PROBLEM REQUIREMENTS>
Filter for the word "this" and keep each matching line.

Plotting code records:
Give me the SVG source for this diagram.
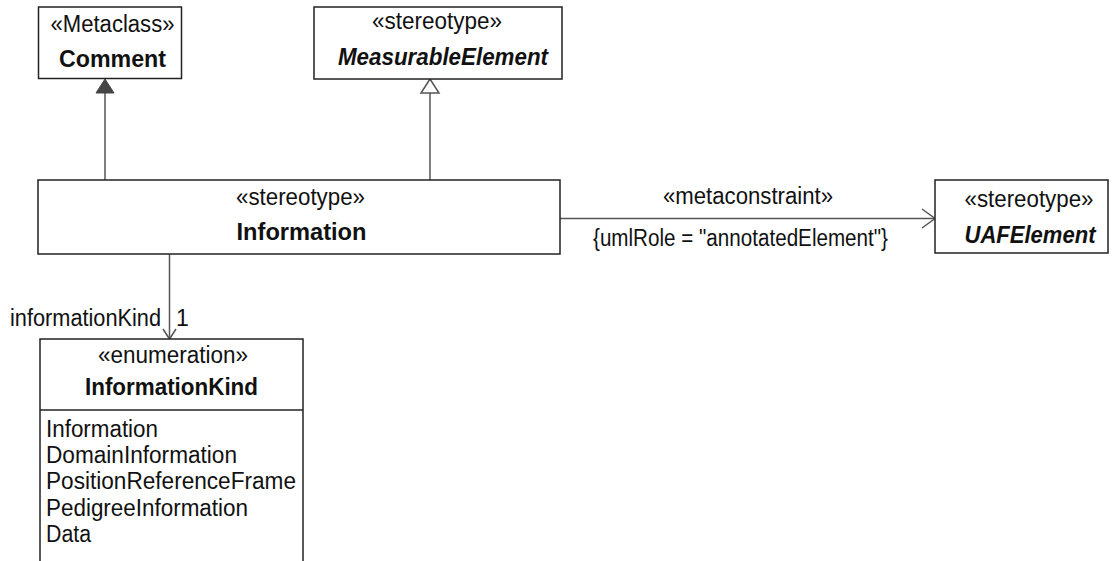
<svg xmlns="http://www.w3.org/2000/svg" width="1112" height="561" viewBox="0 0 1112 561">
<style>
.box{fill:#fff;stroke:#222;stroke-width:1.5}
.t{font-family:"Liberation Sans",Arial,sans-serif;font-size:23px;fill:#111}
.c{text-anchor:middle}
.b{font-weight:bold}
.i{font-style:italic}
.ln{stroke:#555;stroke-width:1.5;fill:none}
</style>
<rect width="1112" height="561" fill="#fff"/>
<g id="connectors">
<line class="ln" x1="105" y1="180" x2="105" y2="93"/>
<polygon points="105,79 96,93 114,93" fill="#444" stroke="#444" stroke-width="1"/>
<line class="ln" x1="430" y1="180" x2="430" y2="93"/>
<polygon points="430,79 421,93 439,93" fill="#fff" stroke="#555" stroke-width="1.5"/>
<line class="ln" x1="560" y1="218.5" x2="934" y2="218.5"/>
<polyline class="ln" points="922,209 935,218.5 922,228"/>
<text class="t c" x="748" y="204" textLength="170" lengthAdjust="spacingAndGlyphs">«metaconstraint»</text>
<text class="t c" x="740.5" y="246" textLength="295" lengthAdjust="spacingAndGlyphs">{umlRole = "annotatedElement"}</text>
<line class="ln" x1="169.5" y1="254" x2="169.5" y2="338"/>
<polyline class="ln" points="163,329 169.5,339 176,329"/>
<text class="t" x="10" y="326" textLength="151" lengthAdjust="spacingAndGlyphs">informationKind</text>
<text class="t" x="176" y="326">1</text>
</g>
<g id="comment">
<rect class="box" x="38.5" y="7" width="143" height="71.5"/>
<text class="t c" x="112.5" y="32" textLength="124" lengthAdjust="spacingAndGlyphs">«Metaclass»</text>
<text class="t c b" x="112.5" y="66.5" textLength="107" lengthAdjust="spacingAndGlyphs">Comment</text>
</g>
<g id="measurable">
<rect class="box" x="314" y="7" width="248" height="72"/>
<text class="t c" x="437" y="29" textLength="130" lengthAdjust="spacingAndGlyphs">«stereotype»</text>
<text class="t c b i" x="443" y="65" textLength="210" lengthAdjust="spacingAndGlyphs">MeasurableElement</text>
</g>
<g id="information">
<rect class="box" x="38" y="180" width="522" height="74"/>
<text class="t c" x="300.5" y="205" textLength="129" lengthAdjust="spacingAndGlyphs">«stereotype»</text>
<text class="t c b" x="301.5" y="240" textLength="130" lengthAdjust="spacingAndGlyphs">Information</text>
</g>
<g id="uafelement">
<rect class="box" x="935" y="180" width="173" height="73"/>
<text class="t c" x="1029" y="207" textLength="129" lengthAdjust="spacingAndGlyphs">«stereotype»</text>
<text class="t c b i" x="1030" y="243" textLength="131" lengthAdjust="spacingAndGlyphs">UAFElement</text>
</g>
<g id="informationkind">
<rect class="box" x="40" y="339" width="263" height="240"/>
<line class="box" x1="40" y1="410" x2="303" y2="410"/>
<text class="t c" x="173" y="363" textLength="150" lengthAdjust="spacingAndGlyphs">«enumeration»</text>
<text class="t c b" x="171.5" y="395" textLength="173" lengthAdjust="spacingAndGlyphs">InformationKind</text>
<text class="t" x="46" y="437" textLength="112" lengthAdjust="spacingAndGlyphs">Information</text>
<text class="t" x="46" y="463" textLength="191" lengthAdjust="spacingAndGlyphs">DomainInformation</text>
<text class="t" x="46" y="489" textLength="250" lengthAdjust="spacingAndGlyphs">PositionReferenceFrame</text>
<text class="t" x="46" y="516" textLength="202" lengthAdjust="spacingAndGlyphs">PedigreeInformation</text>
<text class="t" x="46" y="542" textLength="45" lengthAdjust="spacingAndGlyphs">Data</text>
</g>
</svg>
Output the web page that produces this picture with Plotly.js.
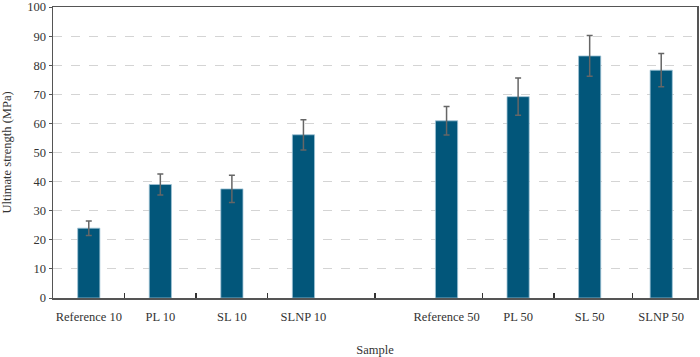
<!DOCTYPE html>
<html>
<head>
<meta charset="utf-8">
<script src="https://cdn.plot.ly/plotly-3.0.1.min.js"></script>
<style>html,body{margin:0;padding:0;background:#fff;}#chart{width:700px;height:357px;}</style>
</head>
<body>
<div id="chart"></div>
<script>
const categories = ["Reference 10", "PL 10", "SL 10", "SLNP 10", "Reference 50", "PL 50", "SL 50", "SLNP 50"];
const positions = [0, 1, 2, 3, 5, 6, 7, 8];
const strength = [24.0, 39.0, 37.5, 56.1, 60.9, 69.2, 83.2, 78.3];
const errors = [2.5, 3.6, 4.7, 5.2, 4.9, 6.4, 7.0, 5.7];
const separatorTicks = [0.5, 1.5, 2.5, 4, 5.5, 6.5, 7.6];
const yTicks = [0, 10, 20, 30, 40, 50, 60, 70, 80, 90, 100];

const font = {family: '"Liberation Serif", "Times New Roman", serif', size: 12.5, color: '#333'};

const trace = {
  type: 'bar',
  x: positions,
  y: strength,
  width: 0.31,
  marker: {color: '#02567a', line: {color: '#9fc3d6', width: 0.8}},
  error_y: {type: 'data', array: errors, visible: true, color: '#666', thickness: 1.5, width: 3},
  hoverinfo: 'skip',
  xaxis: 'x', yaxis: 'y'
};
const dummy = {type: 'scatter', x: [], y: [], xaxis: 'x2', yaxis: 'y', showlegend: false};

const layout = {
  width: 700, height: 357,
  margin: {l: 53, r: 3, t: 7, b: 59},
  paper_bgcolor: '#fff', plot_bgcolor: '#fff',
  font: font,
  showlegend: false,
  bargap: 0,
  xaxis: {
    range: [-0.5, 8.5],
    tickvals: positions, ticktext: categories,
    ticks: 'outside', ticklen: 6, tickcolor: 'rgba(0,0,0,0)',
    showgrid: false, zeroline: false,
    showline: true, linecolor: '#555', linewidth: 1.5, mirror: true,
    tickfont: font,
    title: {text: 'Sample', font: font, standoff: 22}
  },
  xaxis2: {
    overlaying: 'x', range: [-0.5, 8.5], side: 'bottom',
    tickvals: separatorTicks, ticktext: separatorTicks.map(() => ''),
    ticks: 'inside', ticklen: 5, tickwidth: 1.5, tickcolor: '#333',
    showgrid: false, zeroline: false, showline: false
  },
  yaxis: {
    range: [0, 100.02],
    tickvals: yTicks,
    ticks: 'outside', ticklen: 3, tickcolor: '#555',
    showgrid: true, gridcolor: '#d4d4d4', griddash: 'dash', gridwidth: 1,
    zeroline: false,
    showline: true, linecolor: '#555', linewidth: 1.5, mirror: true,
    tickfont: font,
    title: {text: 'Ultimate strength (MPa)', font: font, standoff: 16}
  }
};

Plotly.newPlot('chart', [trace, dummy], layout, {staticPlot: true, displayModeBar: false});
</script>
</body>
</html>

RESULT OF THE EXERCISE>
Give me the SVG source for this diagram.
Output the web page that produces this picture with Plotly.js.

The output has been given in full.